L’idée de ce projet, c’est avec Marthe Keller que je l’ai eue, qui voulait retravailler avec moi. J’ai pensé à un film mettant en scène la fille de Buxtehude qui raconterait le Bach qu’elle avait connu, et qui jouerait la musique de son père. Mais je n’ai pas trouvé d’argent pour cela. Puis, j’ai eu l’idée d’une voix off qui raconterait cette histoire, tout en jouant la musique de Buxtehude. L’ossature était là, c’était la musique tout simplement. Après, j’ai pensé que Marthe Keller pourrait jouer le rôle d’une musicologue qui découvrirait un manuscrit, mais c’était difficile à organiser, car il fallait trouver un musicien. Et là encore, les financements étaient difficiles à réunir. Puis, à la faveur d’un article paru dans Le Monde, j’ai découvert Francesco, qui venait de sortir un disque de Frescobaldi au piano, salué comme exceptionnel. J’ai acheté le disque, et j’ai tout de suite été conquis par sa pulsion, son sens musical. Je suis donc allé à un de ses concerts où il improvisait dans le genre de la musique instrumentale. J’ai tout de suite voulu l’enregistrer pour voir si ça pouvait donner ce que je souhaitais. Puis il m’a fallu des images, des plans de Lübeck, et je voulais qu’on voie le voyage à pied. J’ai également fait une sorte de pari : je tenais à susciter par les images une atmosphère cosmique, correspondant aux préoccupations philosophiques et atemporelles de Buxtehude, qui composa une Suite pour chacune des planètes connues de son temps. Après, j’ai eu besoin d’un décor visuel, de paysages appropriés, signifiants. Et, en fin de tournage, on est allés à Hambourg filmer le portrait de Buxtehude par Johannes Voorhout, mais en fait, on ne sait pas exactement qui est Buxtehude sur le tableau : l’homme de droite ou celui de gauche. Les spécialistes hésitent…

Quand avez-vous tourné ?
En 2008-2009, en plusieurs bouts. Car en fait, une fois monté, j’ai dû reprendre certaines scènes, retoucher, retoquer mon film, et refaire quelques plans.

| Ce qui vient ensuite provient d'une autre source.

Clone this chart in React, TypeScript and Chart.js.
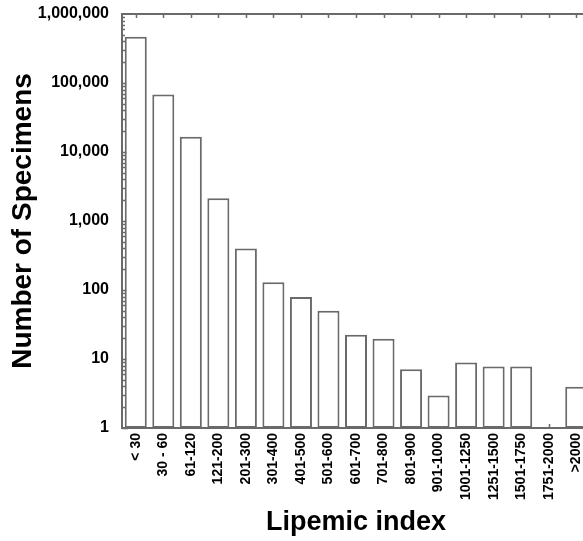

Qu’est-ce que faire du cinéma pour vous ?
Pour moi, faire du cinéma c’est mettre des émotions en image, et lire des visages. C’est lire les émotions qui passent sur les visages des personnages. C’est filmer la vie “telle qu’elle est“, c’est-à-dire comme je la surprends ou la provoque.

En quoi votre film est-il révolutionnaire ?
Pendant longtemps les clavecinistes avaient le monopole des œuvres de baroqueux, mais depuis la fin de la seconde guerre mondiale, on joue Bach au piano, et beaucoup d’œuvres baroques pour clavecin au piano. En cela peut-être Buxtehude rencontre Bach est un film iconoclaste, et ‘anachronique’, donc dans un certain sens moderne et qui sait, révolutionnaire.